Snail, go back and read my 2 prior posts carefully. Do I believe prices will decrease? Yes. How much? Remains to be seen, but I can tell you that I have access to the MLS and I keep a very close watch on Morgan Hill (not just my street) and can view the outstanding loans on properties listed on the MLS. (I do the same for Temeku Hills, as I own property there). I’m starting to see properties that were listed by empty nesters or by out of state investors with minimal to no loan being pulled off the market. Some of these homes have never been occupied and were cash purchases. It sure looks to me like these are people with sufficient assets to ride out the downturn.
As far as income to support the housing prices, the non-empty nesters on my street have professional jobs in local small businesses, or they are self-employed. We need to remember that most jobs come from small businesses, not large corporations. These neighbors are well paid.

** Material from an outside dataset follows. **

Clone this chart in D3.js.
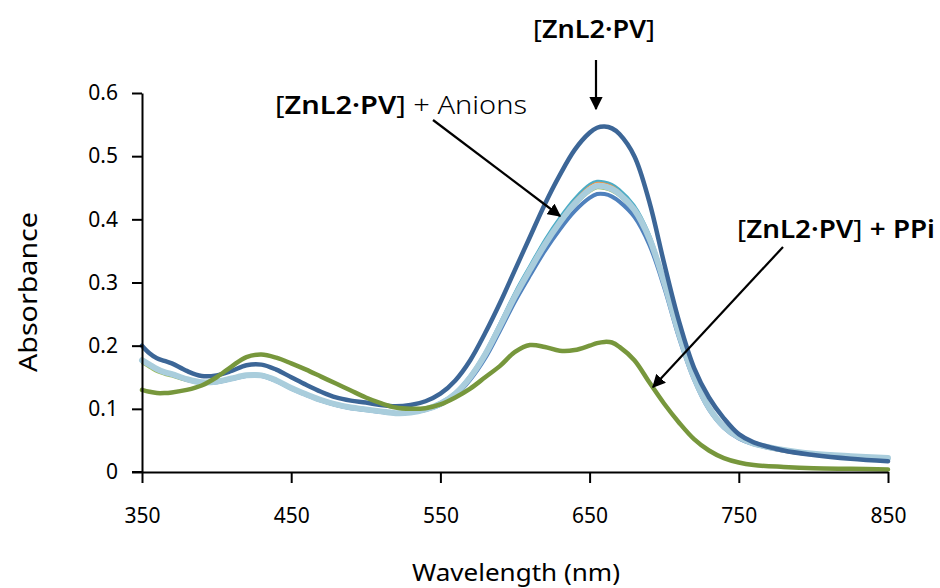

Perhaps I am residing in a microcosm. This was a more expensive area initially and the buyers may have more liquid assets, thus this community may have longer to go before it crashes.
You may have read posts by SD Realtor and sdrealtor. They have responded to numerous questions about why certain areas are falling less than others. Bugs fills in with his appraisal insights. The fact that is pointed out is that it’s all about area. Temecula is just a more desirable area than others here in So. Riverside County so it will fall less than the outlying areas and recover more quickly.